Berlin gibt, Rom nimmt



Die Wimpel der beiden Partner-Landkreise.


Eine Delegation von Bürgermeistern der Partnerregion Reggio Emilia begann heute ihren Besuch im Enzkreis. Unter Leitung von Landrätin Sonia Masini, die ein Mitte-Links-Bündnis im Provinzparlament anführt, sowie ihres Kollegen Karl Röckinger gab es zum Auftakt einen Informationsaustausch mit Vertretern der Kreistagsfraktionen sowie Bürgermeistern im Pforzheimer Landratsamt. Das Schwerpunkt-Thema: Wie kamen die Kommunen in beiden Ländern über die Wirtschaftskrise 2009? Und siehe da: Die deutschen Städte und Gemeinden waren besser dran als die italienischen. Während bei uns der Bund ein Zukunftsinvestitionsprogramm auflegte und mehrere Milliarden Euro für Bildung sowie Infrastruktur - darunter zehn Euro pro Einwohner - an die Kommunen ausschüttete (auch Mühlacker und der Enzkreis haben davon kräftig profitiert), mussten die Städte und Gemeinden in Italien ihre Hilfen selbst schultern. Nicht nur das: Im Rahmen der Sparbemühungen lädt die Zentralregierung in Rom die Last in den Rathäusern ab. 30 Euro je Einwohner haben die Kommunen als Folge weniger.


Landrätin Sonia Masini schilderte, wie in ihrer Provinz für die Menschen in den 45 Kommunen ein Krisenpaket geschnürt worden war. Unter dem Motto "sozialer Stoßdämpfer" wurden die Mindestlöhne für Arbeiter, die wegen mangelnder Aufträge ihrer Firmen zuhause bleiben mussten, von der Gemeinde aufgestockt, die Mittel aus dem Europäischen Sozialfonds vor allem für Ausbildung und Umschulung sind "optimal" genutzt worden, zudem legte die Provinz zusammen mit der Handelskammer ein Programm für zinsgünstige Darlehen zugunsten kleiner und mittlerer Betriebe auf. Schließlich gab es Bemühungen, Frauen zu unterstützen, die sich selbstständig machen wollten. "Wir waren damit allein auf uns gestellt", sagte die Landrätin, die es paradox fand, dass ein zentralistisch ausgerichteter Staat wie Italien den Kommunen in der Wirtschaftskrise keine zusätzlichen Gelder gab - im Gegensatz zu einem förderalen Staat wie Deutschland. Derzeit versucht die Provinz in einem Pilotprojekt Schlupflöcher im Steuersystem zu stopfen und zu sichern, dass die Hilfen auch wirklich diejenigen erhalten, für die sie gedacht sind.

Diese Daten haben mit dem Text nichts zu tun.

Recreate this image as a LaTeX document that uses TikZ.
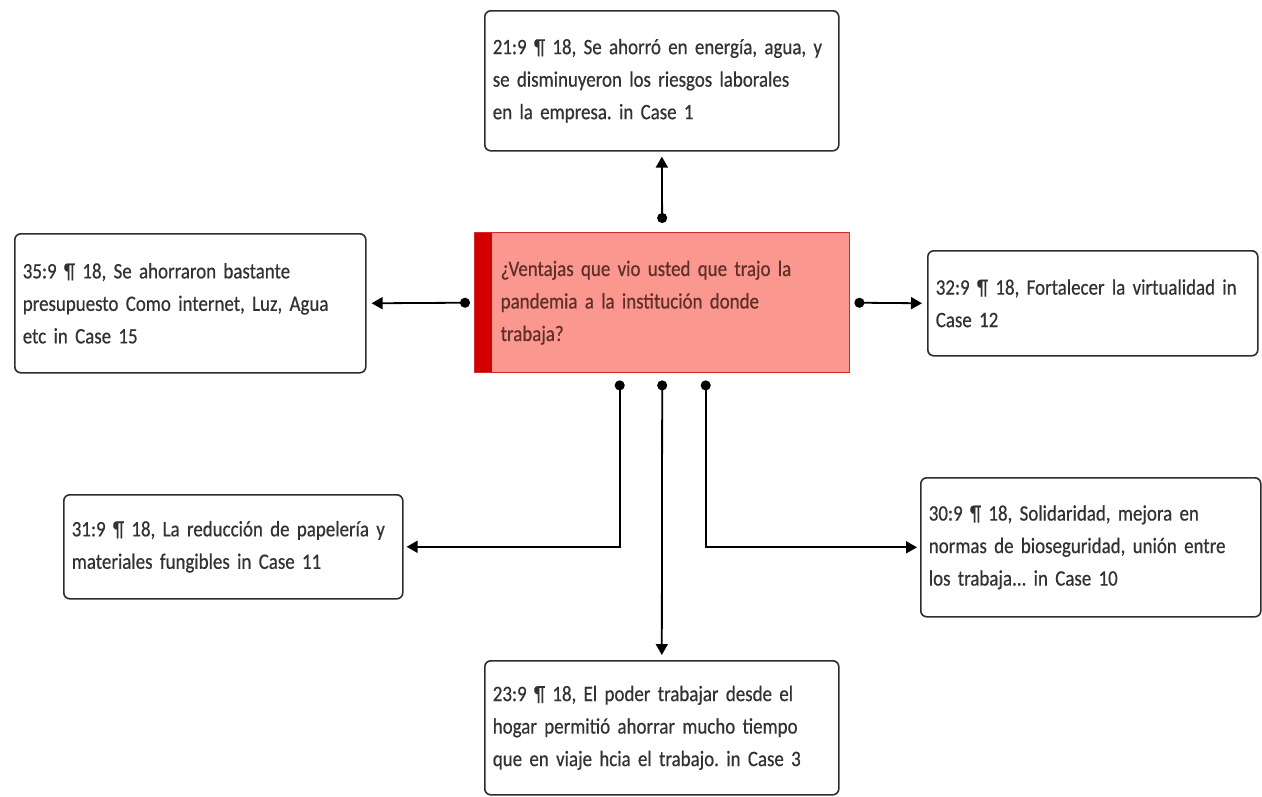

Von großer Besorgnis fürs Jahr 2012 sprachen die Bürgermeister. Denn im Rahmen der Euro-Krise muss auch Italien sparen, doch die Regierung setzte den Rotstift bei den Kommunen an. Die Städte und Gemeinden verfügen über drei Einnahmequellen: Grundsteuer, Infrastrukturbeiträge (Erschließungsbeiträge) und Zuweisungen des Staates über die Regionen. Rom kürzte nun diese Zuweisungen und verpflichtet zudem die Kommunen, Rücklagen zu bilden, damit der nationale Saldo wieder stimmt. Unterm Strich fehlen je Einwohner 30 Euro, so dass auch die Investitionen leiden.

Ein solcher Informations- und Gedankenaustausch bringt einen wieder zurück auf den Boden. Die Schilderungen der Vertreter unserer Partnerregion zeigen, dass manche Kommunen in Deutschland auf einem hohen Niveau jammern. Und dass wir froh sein sollten über unsere förderale Struktur. Inzwischen sprudeln die Steuerquellen unserer Städte und Gemeinden wieder stärker - der Aufschwung kommt nun auch in den Rathäusern an. Die kommunalen Aufträge halfen mit, dass die Wirtschaft besser über die Krise kam. Italiens Kommunen werden dagegen nun von der Euro-Krise eingeholt, ausgelöst auch durch die schlechteren Ratingbewertungen der Staatsanleihen ihres Landes. Allerdings wissen auch die deutschen Städte und Gemeinden, dass es sie auch wieder ereilen kann, was Bürgermeister Jürgen Kurz (Niefern-Öschelbronn) heute die Achterbahnfahrt der Finanzen nannte.